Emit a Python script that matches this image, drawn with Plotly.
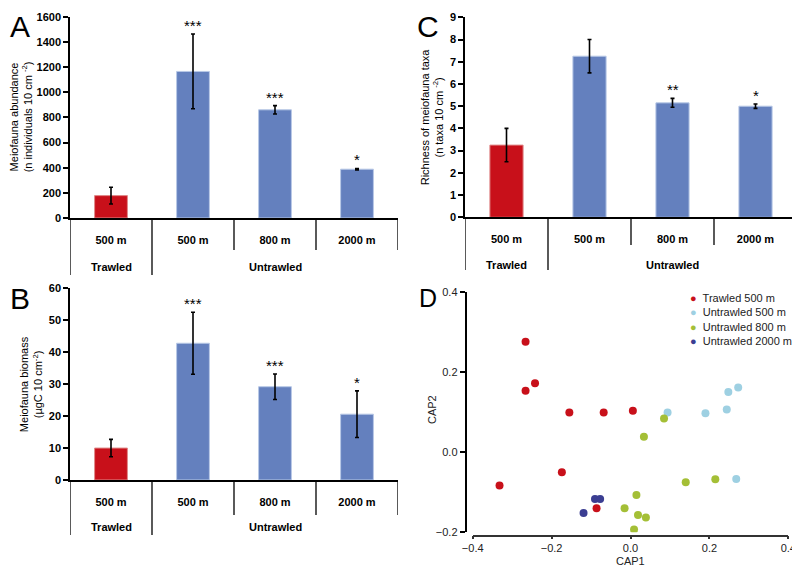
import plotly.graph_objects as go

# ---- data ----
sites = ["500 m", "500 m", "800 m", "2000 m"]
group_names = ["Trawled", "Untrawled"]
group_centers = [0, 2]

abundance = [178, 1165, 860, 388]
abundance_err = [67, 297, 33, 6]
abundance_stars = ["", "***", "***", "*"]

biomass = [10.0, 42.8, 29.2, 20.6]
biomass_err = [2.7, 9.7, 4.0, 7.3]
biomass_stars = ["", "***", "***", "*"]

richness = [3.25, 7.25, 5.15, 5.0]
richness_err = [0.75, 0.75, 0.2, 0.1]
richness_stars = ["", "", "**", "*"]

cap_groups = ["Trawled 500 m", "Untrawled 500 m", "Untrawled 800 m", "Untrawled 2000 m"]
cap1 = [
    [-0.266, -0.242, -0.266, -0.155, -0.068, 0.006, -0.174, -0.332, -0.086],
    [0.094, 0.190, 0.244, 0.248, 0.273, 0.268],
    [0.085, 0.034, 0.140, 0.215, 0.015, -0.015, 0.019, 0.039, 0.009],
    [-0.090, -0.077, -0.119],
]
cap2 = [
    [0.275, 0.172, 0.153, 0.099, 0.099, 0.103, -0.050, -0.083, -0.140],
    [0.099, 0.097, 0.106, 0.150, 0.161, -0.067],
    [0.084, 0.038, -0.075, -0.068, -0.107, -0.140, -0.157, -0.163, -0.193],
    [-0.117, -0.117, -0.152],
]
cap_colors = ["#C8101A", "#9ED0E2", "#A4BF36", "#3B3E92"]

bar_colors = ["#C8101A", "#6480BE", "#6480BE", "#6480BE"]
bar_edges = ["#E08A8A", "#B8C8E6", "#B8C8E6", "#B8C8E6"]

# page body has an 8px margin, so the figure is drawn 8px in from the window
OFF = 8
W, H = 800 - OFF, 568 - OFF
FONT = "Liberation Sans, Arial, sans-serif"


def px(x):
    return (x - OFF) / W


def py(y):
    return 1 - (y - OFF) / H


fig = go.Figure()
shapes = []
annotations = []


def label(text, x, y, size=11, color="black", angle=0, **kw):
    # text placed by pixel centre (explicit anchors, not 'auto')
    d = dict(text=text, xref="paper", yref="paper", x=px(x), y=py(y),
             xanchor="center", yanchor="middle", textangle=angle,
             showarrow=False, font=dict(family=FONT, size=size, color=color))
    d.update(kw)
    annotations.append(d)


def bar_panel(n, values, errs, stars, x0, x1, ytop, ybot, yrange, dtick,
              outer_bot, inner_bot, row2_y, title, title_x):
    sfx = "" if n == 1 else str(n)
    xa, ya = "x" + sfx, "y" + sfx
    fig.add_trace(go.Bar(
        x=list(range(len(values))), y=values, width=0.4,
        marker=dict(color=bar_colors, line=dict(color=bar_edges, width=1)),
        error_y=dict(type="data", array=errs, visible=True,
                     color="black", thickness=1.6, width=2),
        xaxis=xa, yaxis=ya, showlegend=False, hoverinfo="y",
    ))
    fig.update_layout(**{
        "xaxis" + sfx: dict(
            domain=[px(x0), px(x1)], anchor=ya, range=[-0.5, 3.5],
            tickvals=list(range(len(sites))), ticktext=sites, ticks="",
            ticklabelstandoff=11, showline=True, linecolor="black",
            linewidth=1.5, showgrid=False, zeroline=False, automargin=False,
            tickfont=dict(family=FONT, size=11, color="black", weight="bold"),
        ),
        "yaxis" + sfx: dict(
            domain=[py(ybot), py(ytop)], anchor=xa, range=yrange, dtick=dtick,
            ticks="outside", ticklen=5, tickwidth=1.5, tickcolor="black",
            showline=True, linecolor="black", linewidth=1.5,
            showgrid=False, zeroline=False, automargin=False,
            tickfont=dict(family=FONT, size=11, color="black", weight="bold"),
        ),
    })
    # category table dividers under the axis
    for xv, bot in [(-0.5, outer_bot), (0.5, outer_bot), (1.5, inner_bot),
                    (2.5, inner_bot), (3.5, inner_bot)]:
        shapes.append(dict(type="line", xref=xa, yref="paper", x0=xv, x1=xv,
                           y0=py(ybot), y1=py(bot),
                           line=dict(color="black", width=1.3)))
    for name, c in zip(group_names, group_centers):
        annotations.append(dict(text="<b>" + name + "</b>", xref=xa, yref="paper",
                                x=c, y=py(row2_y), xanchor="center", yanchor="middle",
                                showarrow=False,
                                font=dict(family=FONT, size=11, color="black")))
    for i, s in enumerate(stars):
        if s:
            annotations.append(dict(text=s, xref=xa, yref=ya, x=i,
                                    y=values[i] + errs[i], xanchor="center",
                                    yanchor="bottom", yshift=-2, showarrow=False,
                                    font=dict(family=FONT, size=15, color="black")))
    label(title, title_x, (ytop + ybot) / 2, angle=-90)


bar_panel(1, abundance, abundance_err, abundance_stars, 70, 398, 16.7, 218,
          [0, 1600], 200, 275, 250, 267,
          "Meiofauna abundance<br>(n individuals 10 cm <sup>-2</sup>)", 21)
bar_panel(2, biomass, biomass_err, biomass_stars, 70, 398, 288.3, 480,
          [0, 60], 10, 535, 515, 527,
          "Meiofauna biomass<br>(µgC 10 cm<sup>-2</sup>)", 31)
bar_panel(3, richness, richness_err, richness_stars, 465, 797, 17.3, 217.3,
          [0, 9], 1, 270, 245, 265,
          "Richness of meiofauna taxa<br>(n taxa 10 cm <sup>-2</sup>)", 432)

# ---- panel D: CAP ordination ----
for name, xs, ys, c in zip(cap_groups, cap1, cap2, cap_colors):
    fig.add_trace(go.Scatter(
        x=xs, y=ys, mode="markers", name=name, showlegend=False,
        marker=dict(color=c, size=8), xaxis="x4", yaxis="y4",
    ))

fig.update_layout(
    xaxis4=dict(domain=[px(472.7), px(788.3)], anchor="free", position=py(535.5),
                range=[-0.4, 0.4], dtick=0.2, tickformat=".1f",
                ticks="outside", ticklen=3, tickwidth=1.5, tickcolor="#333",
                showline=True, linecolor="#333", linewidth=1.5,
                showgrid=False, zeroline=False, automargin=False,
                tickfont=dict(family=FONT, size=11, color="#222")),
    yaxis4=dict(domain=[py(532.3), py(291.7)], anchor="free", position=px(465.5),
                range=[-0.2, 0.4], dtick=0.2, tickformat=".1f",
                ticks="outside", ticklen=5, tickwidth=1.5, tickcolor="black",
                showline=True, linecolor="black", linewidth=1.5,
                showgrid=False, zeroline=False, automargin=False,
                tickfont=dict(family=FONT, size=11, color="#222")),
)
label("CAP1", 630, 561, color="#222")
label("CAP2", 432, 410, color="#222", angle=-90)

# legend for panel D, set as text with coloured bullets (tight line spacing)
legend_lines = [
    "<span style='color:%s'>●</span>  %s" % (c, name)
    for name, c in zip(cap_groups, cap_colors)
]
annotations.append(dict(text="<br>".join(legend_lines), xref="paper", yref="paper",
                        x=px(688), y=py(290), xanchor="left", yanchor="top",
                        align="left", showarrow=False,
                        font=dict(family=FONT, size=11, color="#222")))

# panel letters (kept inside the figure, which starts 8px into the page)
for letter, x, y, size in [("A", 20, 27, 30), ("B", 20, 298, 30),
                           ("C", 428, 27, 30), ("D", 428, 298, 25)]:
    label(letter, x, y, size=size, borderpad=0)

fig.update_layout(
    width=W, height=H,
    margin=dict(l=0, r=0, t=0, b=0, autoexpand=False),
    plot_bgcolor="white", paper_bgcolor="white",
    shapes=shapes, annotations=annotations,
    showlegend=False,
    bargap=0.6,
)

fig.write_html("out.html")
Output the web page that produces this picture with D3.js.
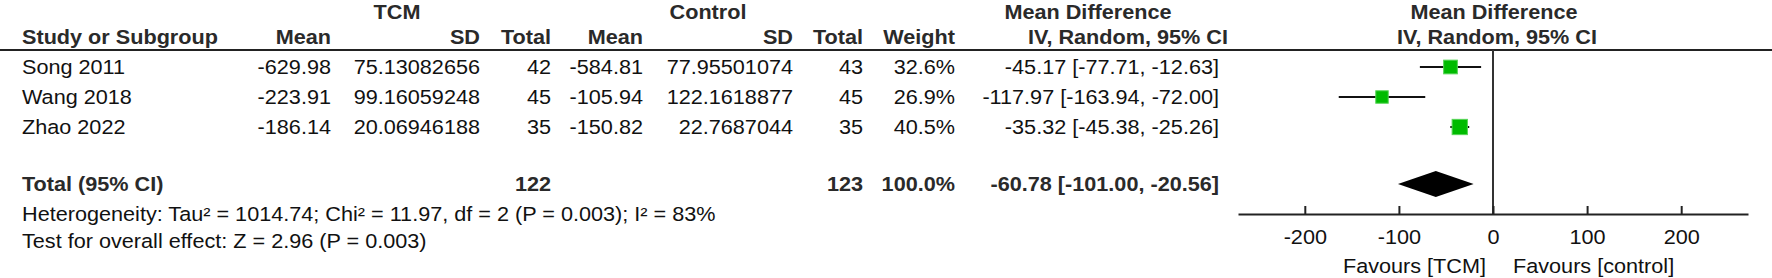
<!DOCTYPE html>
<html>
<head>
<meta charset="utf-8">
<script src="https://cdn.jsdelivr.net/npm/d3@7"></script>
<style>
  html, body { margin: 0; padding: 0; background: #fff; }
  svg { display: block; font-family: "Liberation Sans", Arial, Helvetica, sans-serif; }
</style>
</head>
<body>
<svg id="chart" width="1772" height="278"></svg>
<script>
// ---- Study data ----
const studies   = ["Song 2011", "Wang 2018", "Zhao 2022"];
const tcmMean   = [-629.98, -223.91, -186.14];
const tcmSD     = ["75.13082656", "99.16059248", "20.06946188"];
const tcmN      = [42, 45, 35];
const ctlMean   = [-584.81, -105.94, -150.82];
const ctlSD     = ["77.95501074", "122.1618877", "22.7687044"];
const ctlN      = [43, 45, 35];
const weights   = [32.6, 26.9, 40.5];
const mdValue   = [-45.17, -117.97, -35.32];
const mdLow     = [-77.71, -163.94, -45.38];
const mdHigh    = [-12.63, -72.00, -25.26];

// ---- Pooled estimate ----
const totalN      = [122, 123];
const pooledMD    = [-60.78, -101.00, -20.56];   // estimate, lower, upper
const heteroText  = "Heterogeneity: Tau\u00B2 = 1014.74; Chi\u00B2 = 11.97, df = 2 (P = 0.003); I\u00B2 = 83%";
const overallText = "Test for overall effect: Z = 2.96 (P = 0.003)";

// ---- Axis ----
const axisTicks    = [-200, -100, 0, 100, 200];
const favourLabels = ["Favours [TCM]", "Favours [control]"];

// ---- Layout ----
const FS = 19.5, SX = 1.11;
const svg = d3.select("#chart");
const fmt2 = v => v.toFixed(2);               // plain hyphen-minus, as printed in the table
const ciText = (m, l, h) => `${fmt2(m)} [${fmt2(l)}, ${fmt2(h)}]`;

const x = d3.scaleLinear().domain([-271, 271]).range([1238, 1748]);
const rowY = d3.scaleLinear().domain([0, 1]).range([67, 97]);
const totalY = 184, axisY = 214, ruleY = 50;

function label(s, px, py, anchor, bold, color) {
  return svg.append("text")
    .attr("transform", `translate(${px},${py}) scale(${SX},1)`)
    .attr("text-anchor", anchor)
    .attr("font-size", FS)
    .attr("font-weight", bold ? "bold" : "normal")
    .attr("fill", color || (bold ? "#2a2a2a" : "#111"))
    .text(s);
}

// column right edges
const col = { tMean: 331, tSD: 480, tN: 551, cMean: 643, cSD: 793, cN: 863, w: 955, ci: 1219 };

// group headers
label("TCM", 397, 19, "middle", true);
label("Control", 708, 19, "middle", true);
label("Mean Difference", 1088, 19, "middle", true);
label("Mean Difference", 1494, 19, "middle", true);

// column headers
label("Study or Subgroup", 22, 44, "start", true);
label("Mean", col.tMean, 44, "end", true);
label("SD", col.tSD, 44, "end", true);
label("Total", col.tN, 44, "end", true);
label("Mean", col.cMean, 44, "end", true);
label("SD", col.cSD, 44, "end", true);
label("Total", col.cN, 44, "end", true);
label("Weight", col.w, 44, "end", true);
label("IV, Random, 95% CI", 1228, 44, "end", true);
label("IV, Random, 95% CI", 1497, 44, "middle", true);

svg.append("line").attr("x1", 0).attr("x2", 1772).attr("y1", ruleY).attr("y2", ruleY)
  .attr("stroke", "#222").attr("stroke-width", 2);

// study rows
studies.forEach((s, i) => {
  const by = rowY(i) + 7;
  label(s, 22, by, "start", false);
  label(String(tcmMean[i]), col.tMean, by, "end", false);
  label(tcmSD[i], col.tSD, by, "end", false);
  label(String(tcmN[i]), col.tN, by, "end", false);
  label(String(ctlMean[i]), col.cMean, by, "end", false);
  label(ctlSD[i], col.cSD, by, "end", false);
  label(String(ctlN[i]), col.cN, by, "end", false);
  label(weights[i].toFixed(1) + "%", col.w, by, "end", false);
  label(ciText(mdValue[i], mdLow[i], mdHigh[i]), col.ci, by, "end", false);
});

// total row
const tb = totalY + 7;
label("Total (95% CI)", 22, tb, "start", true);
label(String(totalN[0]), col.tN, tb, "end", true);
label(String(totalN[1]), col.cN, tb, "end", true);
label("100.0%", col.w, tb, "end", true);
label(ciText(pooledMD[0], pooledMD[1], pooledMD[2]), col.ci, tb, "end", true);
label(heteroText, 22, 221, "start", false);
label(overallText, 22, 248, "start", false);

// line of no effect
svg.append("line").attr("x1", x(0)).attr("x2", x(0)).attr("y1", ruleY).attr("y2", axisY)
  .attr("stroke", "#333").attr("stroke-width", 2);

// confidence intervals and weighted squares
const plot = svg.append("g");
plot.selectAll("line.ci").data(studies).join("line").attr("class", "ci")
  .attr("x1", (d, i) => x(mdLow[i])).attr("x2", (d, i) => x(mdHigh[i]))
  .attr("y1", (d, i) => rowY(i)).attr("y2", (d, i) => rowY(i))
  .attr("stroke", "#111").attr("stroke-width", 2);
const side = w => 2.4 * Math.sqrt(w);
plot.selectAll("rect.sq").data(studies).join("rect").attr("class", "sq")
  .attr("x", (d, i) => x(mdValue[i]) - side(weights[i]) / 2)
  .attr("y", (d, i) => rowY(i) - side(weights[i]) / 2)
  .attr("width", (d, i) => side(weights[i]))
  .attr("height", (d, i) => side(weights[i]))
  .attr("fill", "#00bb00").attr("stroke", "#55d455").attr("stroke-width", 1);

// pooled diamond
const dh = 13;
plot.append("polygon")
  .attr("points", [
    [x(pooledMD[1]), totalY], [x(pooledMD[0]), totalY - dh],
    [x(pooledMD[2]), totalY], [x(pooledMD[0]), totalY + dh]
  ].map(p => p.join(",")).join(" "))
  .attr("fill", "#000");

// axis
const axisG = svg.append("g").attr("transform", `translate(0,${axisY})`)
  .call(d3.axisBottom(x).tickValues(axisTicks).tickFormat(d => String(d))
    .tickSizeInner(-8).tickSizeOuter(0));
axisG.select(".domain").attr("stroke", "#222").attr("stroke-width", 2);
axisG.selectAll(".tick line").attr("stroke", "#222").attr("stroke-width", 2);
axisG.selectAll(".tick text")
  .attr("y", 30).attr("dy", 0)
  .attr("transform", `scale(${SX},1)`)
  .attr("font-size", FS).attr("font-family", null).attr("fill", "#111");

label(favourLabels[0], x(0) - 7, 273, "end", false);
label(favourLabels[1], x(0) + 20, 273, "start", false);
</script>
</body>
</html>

◆ What is needed ◆
Repeat exactly, and only, the lines from the one containing "Output the web" through the one containing "[-12.63, -72.00, -25.26];", both included, without the pictures.

◆ The reply ◆
Output the web page that produces this picture with D3.js.
<!DOCTYPE html>
<html>
<head>
<meta charset="utf-8">
<script src="https://cdn.jsdelivr.net/npm/d3@7"></script>
<style>
  html, body { margin: 0; padding: 0; background: #fff; }
  svg { display: block; font-family: "Liberation Sans", Arial, Helvetica, sans-serif; }
</style>
</head>
<body>
<svg id="chart" width="1772" height="278"></svg>
<script>
// ---- Study data ----
const studies   = ["Song 2011", "Wang 2018", "Zhao 2022"];
const tcmMean   = [-629.98, -223.91, -186.14];
const tcmSD     = ["75.13082656", "99.16059248", "20.06946188"];
const tcmN      = [42, 45, 35];
const ctlMean   = [-584.81, -105.94, -150.82];
const ctlSD     = ["77.95501074", "122.1618877", "22.7687044"];
const ctlN      = [43, 45, 35];
const weights   = [32.6, 26.9, 40.5];
const mdValue   = [-45.17, -117.97, -35.32];
const mdLow     = [-77.71, -163.94, -45.38];
const mdHigh    = [-12.63, -72.00, -25.26];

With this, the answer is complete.